### Objective
Working from the top of the listing below, retype each line through the line containing "const step = 59.3;", both included, with no pictures.
___ Source excerpt ___
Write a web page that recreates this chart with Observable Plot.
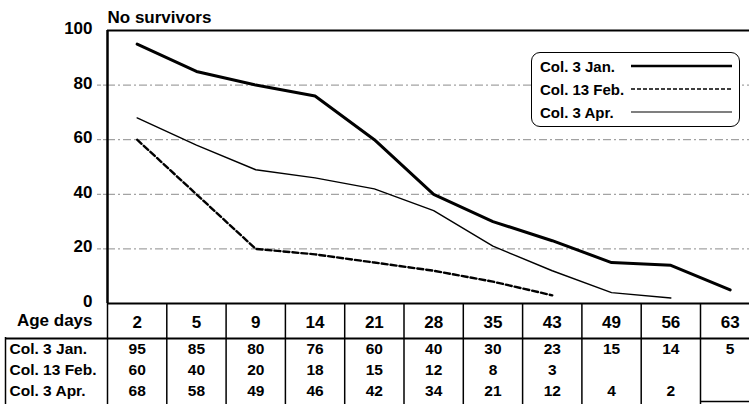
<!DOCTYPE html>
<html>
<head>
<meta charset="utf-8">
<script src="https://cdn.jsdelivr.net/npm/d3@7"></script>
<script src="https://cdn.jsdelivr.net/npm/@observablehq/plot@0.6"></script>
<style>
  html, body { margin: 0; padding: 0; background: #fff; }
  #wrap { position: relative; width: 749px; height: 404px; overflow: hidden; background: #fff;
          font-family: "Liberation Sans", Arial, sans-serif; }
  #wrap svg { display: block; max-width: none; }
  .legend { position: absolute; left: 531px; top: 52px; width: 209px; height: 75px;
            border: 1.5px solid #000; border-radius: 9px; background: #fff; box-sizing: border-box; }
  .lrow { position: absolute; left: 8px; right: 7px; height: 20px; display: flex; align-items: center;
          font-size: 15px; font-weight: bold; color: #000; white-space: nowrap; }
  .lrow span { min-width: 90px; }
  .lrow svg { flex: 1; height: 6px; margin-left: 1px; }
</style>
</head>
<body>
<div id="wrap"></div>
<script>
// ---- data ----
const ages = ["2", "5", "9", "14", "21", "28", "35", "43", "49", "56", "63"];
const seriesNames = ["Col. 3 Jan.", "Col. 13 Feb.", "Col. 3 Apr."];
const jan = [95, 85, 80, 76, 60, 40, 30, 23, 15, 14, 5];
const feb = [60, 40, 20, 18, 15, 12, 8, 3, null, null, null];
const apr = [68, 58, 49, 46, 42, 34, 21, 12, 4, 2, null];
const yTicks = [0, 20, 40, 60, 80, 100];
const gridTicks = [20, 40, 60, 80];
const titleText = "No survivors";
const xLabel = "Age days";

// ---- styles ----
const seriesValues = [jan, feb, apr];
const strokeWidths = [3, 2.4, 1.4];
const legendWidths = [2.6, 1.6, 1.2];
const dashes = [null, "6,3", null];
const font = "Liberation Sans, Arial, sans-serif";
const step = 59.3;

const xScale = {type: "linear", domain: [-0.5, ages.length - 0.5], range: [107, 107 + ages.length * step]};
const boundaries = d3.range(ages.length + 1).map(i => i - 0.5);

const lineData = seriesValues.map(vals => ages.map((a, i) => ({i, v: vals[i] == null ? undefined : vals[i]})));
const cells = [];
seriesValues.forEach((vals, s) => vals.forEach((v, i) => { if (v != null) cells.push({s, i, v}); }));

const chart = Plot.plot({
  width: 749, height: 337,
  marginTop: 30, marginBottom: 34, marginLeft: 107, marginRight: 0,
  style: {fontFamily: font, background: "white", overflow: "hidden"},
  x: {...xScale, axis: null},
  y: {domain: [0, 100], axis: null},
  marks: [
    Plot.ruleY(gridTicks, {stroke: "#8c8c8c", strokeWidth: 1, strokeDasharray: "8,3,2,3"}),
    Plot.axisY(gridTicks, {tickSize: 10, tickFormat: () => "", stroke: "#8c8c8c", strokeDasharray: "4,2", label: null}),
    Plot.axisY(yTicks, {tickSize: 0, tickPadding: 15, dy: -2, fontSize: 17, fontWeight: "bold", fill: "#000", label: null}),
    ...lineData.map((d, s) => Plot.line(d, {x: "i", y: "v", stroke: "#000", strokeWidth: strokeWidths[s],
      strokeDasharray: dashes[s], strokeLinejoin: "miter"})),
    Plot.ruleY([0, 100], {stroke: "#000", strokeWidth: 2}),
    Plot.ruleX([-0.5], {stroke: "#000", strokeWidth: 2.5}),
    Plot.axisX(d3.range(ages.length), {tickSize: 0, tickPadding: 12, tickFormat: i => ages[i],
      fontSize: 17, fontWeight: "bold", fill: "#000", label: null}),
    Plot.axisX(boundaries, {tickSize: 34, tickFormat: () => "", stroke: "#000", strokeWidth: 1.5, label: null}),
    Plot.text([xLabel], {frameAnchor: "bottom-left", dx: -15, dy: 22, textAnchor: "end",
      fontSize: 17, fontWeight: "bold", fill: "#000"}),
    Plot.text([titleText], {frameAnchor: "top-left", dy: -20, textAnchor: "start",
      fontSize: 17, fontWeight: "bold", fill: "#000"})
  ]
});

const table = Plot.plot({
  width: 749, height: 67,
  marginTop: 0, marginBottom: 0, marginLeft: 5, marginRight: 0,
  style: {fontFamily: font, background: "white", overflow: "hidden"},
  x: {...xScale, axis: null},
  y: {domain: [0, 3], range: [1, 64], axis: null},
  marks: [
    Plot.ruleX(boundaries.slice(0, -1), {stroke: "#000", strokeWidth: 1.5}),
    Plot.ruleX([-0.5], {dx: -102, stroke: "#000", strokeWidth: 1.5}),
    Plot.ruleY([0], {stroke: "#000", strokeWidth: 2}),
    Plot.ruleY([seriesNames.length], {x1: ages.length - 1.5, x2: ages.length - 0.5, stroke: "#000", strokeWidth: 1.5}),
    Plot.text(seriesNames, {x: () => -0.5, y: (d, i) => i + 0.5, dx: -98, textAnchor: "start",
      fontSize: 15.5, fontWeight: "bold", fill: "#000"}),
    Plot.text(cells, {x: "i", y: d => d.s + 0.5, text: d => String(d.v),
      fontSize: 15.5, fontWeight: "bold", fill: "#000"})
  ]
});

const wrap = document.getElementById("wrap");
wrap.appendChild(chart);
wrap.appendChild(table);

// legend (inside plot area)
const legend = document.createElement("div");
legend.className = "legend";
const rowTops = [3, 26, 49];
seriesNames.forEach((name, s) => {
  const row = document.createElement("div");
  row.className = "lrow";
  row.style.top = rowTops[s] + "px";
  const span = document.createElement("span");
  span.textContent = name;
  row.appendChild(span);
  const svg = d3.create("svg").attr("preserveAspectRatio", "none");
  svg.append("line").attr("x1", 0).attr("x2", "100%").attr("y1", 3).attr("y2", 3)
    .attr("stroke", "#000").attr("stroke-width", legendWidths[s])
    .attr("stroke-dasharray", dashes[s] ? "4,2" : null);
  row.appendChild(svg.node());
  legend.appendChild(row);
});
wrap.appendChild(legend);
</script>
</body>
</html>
___
### Result of this exercise
Write a web page that recreates this chart with Observable Plot.
<!DOCTYPE html>
<html>
<head>
<meta charset="utf-8">
<script src="https://cdn.jsdelivr.net/npm/d3@7"></script>
<script src="https://cdn.jsdelivr.net/npm/@observablehq/plot@0.6"></script>
<style>
  html, body { margin: 0; padding: 0; background: #fff; }
  #wrap { position: relative; width: 749px; height: 404px; overflow: hidden; background: #fff;
          font-family: "Liberation Sans", Arial, sans-serif; }
  #wrap svg { display: block; max-width: none; }
  .legend { position: absolute; left: 531px; top: 52px; width: 209px; height: 75px;
            border: 1.5px solid #000; border-radius: 9px; background: #fff; box-sizing: border-box; }
  .lrow { position: absolute; left: 8px; right: 7px; height: 20px; display: flex; align-items: center;
          font-size: 15px; font-weight: bold; color: #000; white-space: nowrap; }
  .lrow span { min-width: 90px; }
  .lrow svg { flex: 1; height: 6px; margin-left: 1px; }
</style>
</head>
<body>
<div id="wrap"></div>
<script>
// ---- data ----
const ages = ["2", "5", "9", "14", "21", "28", "35", "43", "49", "56", "63"];
const seriesNames = ["Col. 3 Jan.", "Col. 13 Feb.", "Col. 3 Apr."];
const jan = [95, 85, 80, 76, 60, 40, 30, 23, 15, 14, 5];
const feb = [60, 40, 20, 18, 15, 12, 8, 3, null, null, null];
const apr = [68, 58, 49, 46, 42, 34, 21, 12, 4, 2, null];
const yTicks = [0, 20, 40, 60, 80, 100];
const gridTicks = [20, 40, 60, 80];
const titleText = "No survivors";
const xLabel = "Age days";

// ---- styles ----
const seriesValues = [jan, feb, apr];
const strokeWidths = [3, 2.4, 1.4];
const legendWidths = [2.6, 1.6, 1.2];
const dashes = [null, "6,3", null];
const font = "Liberation Sans, Arial, sans-serif";
const step = 59.3;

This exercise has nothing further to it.